This one is for those of you that are interested in language. Our industry tends to take a lot of liberties with language (largely, I think, because we’re engineering majors, not English majors, and we fired all the literate production people years ago when we learned how to use Word.)
So, for instance, we routinely eliminate the spaces and hyphens between numbers and units (did you know that “5mA” is wrong? It’s “5 mA”, or “5-mA” if modifying a noun, like “a 5-mA increase”). And we’re not quite sure what the plural of “die” is, trying all sorts of combinations but studiously avoiding the correct one, “dice.” (Someone told me, “Dice are for games.” What kind of rationale is that? Wafers are for dessert, but we can still make them out of silicon…)
Well, another interesting thing has come to my attention. And apparently, I’m late to the game. For as long as I’ve been in the business, there have been two kinds of graphic elements: photos and drawings or figures. The difference is that a photo shows the real thing (ignoring Photoshop), while a drawing or figure has been created manually by someone to illustrate something that a photo can’t illustrate (or for which no photo is available).
But I’ve been noticing something strange at conferences: drawings are routinely referred to now as “cartoons.” When did this happen? Who started it?
When I asked my non-engineering friends what “cartoons” are, they came up with the usual fare: the strips in the newspapers or editorial cartoons. And there are television cartoons – intended, usually, to be humorous. Yes, these are hand-drawn, but to the non-engineering world, not just any drawing can be a cartoon.
And that’s what bugs me about calling “drawings” “cartoons.” Because, at lease in standard American English, “cartoon” carries the notion of silly or, in the case of editorial cartoons, lampooning or satire.

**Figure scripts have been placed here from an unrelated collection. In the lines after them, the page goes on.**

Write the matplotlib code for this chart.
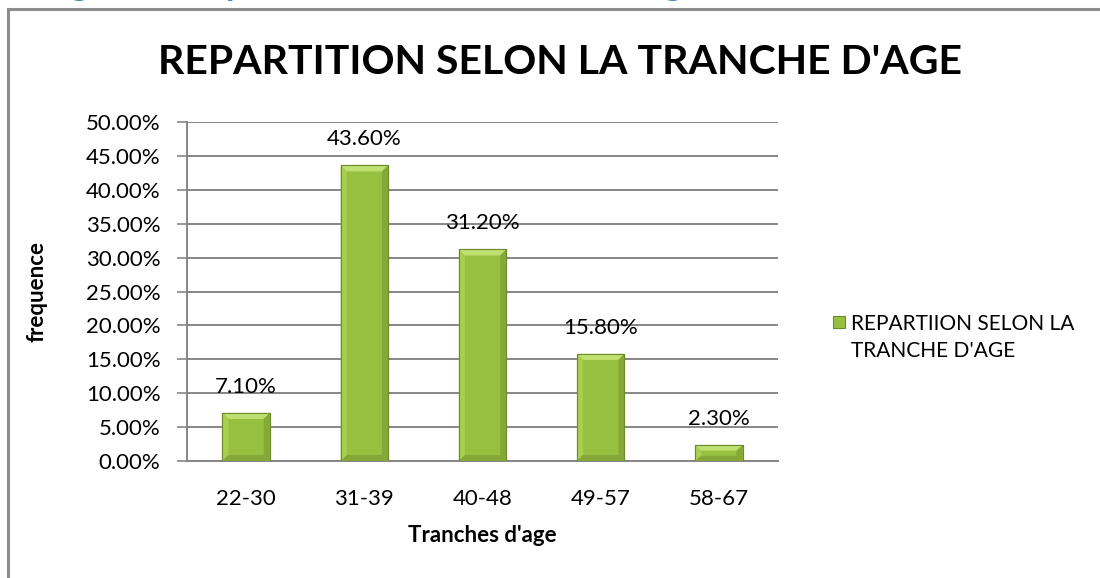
import matplotlib.pyplot as plt
from matplotlib.patches import Polygon, Rectangle
import numpy as np

plt.rcParams['font.family'] = ['Lato', 'DejaVu Sans']

# Data
tranches = ['22-30', '31-39', '40-48', '49-57', '58-67']
frequences = [7.10, 43.60, 31.20, 15.80, 2.30]  # en %
y_ticks = [0, 5, 10, 15, 20, 25, 30, 35, 40, 45, 50]
serie = "REPARTIION SELON LA\nTRANCHE D'AGE"

fig = plt.figure(figsize=(11, 5.78), dpi=100)
ax = fig.add_axes([0.170, 0.2024, 0.5373, 0.5865])

# outer frame of the chart object
fig.patches.append(Rectangle((8 / 1100, -0.05), 1.2, 1 - 9 / 578 + 0.05,
                             transform=fig.transFigure, fill=False,
                             edgecolor='#8c8c8c', linewidth=2.2))

# heading of the document, cut off at the top
fig.text(42 / 1100, 1 + 5 / 578, "Figure 1 : répartition selon la tranche d'age",
         color='#4f81bd', fontsize=25, fontweight='bold', va='baseline', ha='left')

x = np.arange(len(tranches))
bars = ax.bar(x, frequences, width=0.4, color='#98c040', edgecolor='#6b8a2a',
              linewidth=0.8, zorder=3)

# bevel effect on each bar
px_y = 50 / 339.0   # data units per pixel (y)
px_x = 5 / 591.0    # data units per pixel (x)
for b in bars:
    x0, y0 = b.get_x(), b.get_y()
    w, h = b.get_width(), b.get_height()
    x1, y1 = x0 + w, y0 + h
    bx = 6 * px_x
    by = min(6 * px_y, h / 3)
    ax.add_patch(Polygon([(x0, y1), (x1, y1), (x1 - bx, y1 - by), (x0 + bx, y1 - by)],
                         closed=True, facecolor='#c0e172', edgecolor='none', zorder=4))
    ax.add_patch(Polygon([(x0, y1), (x0 + bx, y1 - by), (x0 + bx, y0 + by), (x0, y0)],
                         closed=True, facecolor='#a9cf50', edgecolor='none', zorder=4))
    ax.add_patch(Polygon([(x1, y1), (x1 - bx, y1 - by), (x1 - bx, y0 + by), (x1, y0)],
                         closed=True, facecolor='#85a838', edgecolor='none', zorder=4))
    ax.add_patch(Polygon([(x0, y0), (x1, y0), (x1 - bx, y0 + by), (x0 + bx, y0 + by)],
                         closed=True, facecolor='#86a638', edgecolor='none', zorder=4))
    ax.add_patch(Rectangle((x0, y0), w, h, fill=False, edgecolor='#6b8a2a',
                           linewidth=0.8, zorder=5))

# value labels
for i, v in enumerate(frequences):
    ax.text(i, v + 26 * px_y, f'{v:.2f}%', ha='center', va='center', fontsize=16, zorder=6)

ax.set_xlim(-0.5, len(tranches) - 0.5)
ax.set_ylim(0, 50)
ax.set_yticks(y_ticks)
ax.set_yticklabels([f'{t:.2f}%' for t in y_ticks], fontsize=16)
ax.set_xticks(x)
ax.set_xticklabels(tranches, fontsize=16)
ax.tick_params(axis='x', length=0, pad=20)
ax.tick_params(axis='y', length=7, color='#868686', width=1.2, pad=12)

ax.grid(axis='y', color='#868686', linewidth=1.4, zorder=1)
ax.set_axisbelow(True)
for s in ['top', 'right']:
    ax.spines[s].set_visible(False)
ax.spines['left'].set_color('#868686')
ax.spines['left'].set_linewidth(1.4)
ax.spines['bottom'].set_color('#868686')
ax.spines['bottom'].set_linewidth(1.4)

ax.set_xlabel("Tranches d'age", fontsize=16, fontweight='bold', labelpad=12)
ax.set_ylabel('frequence', fontsize=16, fontweight='bold', labelpad=28)

fig.text(560 / 1100, 1 - 62 / 578, "REPARTITION SELON LA TRANCHE D'AGE",
         ha='center', va='center', fontsize=29.5, fontweight='bold')

# legend: marker beside the first line of the series name
fig.patches.append(Rectangle((833 / 1100, 1 - 328 / 578), 12 / 1100, 12 / 578,
                             transform=fig.transFigure, facecolor='#98c040',
                             edgecolor='#6b8a2a', linewidth=0.8))
fig.text(851 / 1100, 1 - 314 / 578, serie, ha='left', va='top', fontsize=15,
         linespacing=1.45)

plt.savefig('out.png', dpi=100)
plt.close()
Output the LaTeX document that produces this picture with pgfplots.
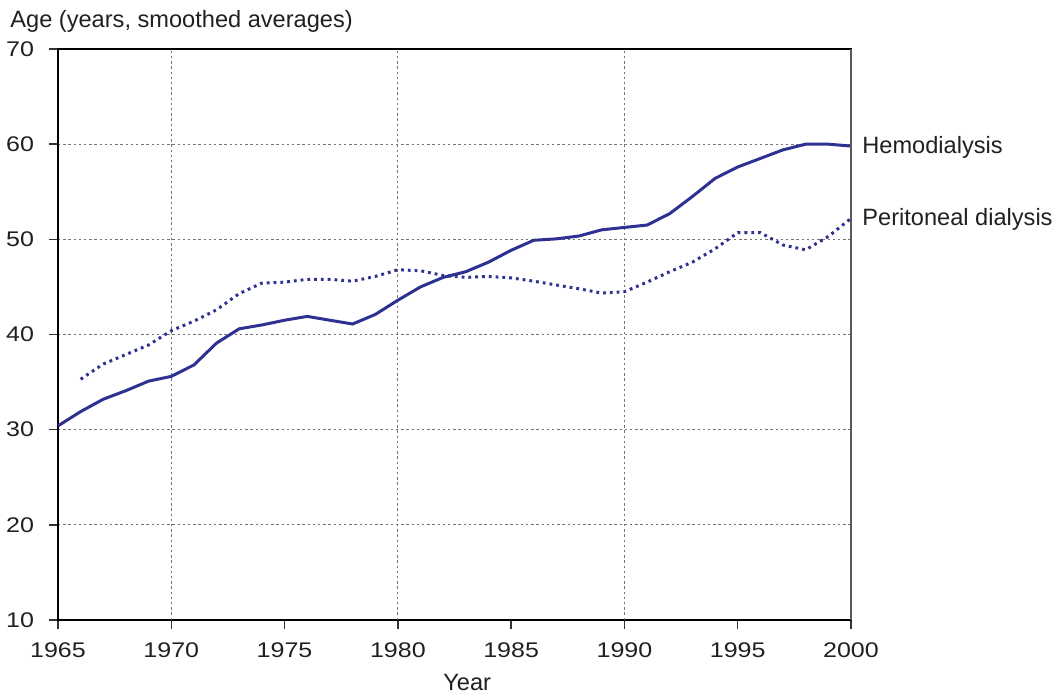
\documentclass[border=0pt]{standalone}
\usepackage{fontspec}
\setmainfont{Liberation Sans}
\newfontfamily\tickfont[FakeStretch=1.18]{Liberation Sans}
\usepackage{pgfplots}
\pgfplotsset{compat=1.18}

\definecolor{navy}{RGB}{46,49,146}
\definecolor{txt}{RGB}{35,31,32}

\begin{document}
\begin{tikzpicture}[font=\fontsize{11.8}{14}\selectfont, text=txt]
\useasboundingbox (-29pt,-37.5pt) rectangle (501.5pt,310pt);
\begin{axis}[
    scale only axis,
    width=396.5pt, height=285.5pt,
    xmin=1965, xmax=2000,
    ymin=10, ymax=70,
    xtick={1965,1970,...,2000},
    ytick={10,20,...,70},
    xtick pos=bottom, ytick pos=left,
    /pgf/number format/assume math mode=true,
    ticklabel style={font=\tickfont\fontsize{10.6}{12}\selectfont, text=txt},
    xticklabel style={/pgf/number format/1000 sep={}, yshift=-3.5pt},
    yticklabel style={xshift=-4pt},
    tick align=outside,
    major tick length=4.5pt,
    tick style={black!80, line width=0.7pt},
    axis line style={black, line width=0.8pt},
    ymajorgrids,
    extra x ticks={1970,1980,1990},
    extra x tick labels={},
    extra x tick style={xmajorgrids=true, major tick length=0pt},
    grid style={black!55, line width=0.6pt, dash pattern=on 1.2pt off 1.4pt},
    xlabel={Year},
    xlabel style={at={(axis description cs:0.516,-0.124)}, anchor=base, inner sep=0pt},
    ylabel={Age (years, smoothed averages)},
    ylabel style={rotate=-90, at={(axis description cs:-0.0605,1.0368)}, anchor=base west, inner sep=0pt},
    clip=false,
]
% Hemodialysis
\addplot[navy, line width=1.5pt] coordinates {
(1965,30.4) (1966,31.9) (1967,33.2) (1968,34.1) (1969,35.1) (1970,35.6)
(1971,36.8) (1972,39.1) (1973,40.6) (1974,41.0) (1975,41.5) (1976,41.9)
(1977,41.5) (1978,41.1) (1979,42.1) (1980,43.6) (1981,45.0) (1982,46.0)
(1983,46.6) (1984,47.6) (1985,48.85) (1986,49.9) (1987,50.05) (1988,50.35)
(1989,51.0) (1990,51.25) (1991,51.5) (1992,52.7) (1993,54.5) (1994,56.4)
(1995,57.6) (1996,58.5) (1997,59.4) (1998,60.0) (1999,60.0) (2000,59.8)
};
% Peritoneal dialysis
\addplot[navy, line width=1.5pt, dash pattern=on 1.4pt off 2pt] coordinates {
(1966,35.3) (1967,36.9) (1968,37.9) (1969,38.9) (1970,40.4) (1971,41.4)
(1972,42.6) (1973,44.3) (1974,45.4) (1975,45.5) (1976,45.8) (1977,45.8)
(1978,45.6) (1979,46.1) (1980,46.8) (1981,46.7) (1982,46.2) (1983,46.0)
(1984,46.1) (1985,45.95) (1986,45.6) (1987,45.2) (1988,44.8) (1989,44.35)
(1990,44.5) (1991,45.5) (1992,46.6) (1993,47.6) (1994,49.0) (1995,50.7)
(1996,50.7) (1997,49.4) (1998,48.9) (1999,50.3) (2000,52.2)
};
\draw[black!65, line width=0.8pt] (rel axis cs:1,0) -- (rel axis cs:1,1);
\node[anchor=west, inner sep=0pt, xshift=5.5pt] at (axis cs:2000,59.7) {Hemodialysis};
\node[anchor=west, inner sep=0pt, xshift=5.5pt] at (axis cs:2000,52.1) {Peritoneal dialysis};
\end{axis}
\end{tikzpicture}
\end{document}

They’re specifically not something you take too seriously. A ”cartoon caricature” is not a good thing.
Just to make sure I wasn’t going totally crazy, I looked up the dictionary definition:
noun
1. a sketch or drawing, usually humorous, as in a newspaper or periodical, symbolizing, satirizing, or caricaturing some action, subject, or person of popular interest.
2. comic strip.
3. animated cartoon.
4. Fine Arts. a full-scale design for a picture, ornamental motif or pattern, or the like, to be transferred to a fresco, tapestry, etc.
Why would we want to refer to serious engineering figures in such a way? Do any of you have any insights into when and why “drawings” became “cartoons”?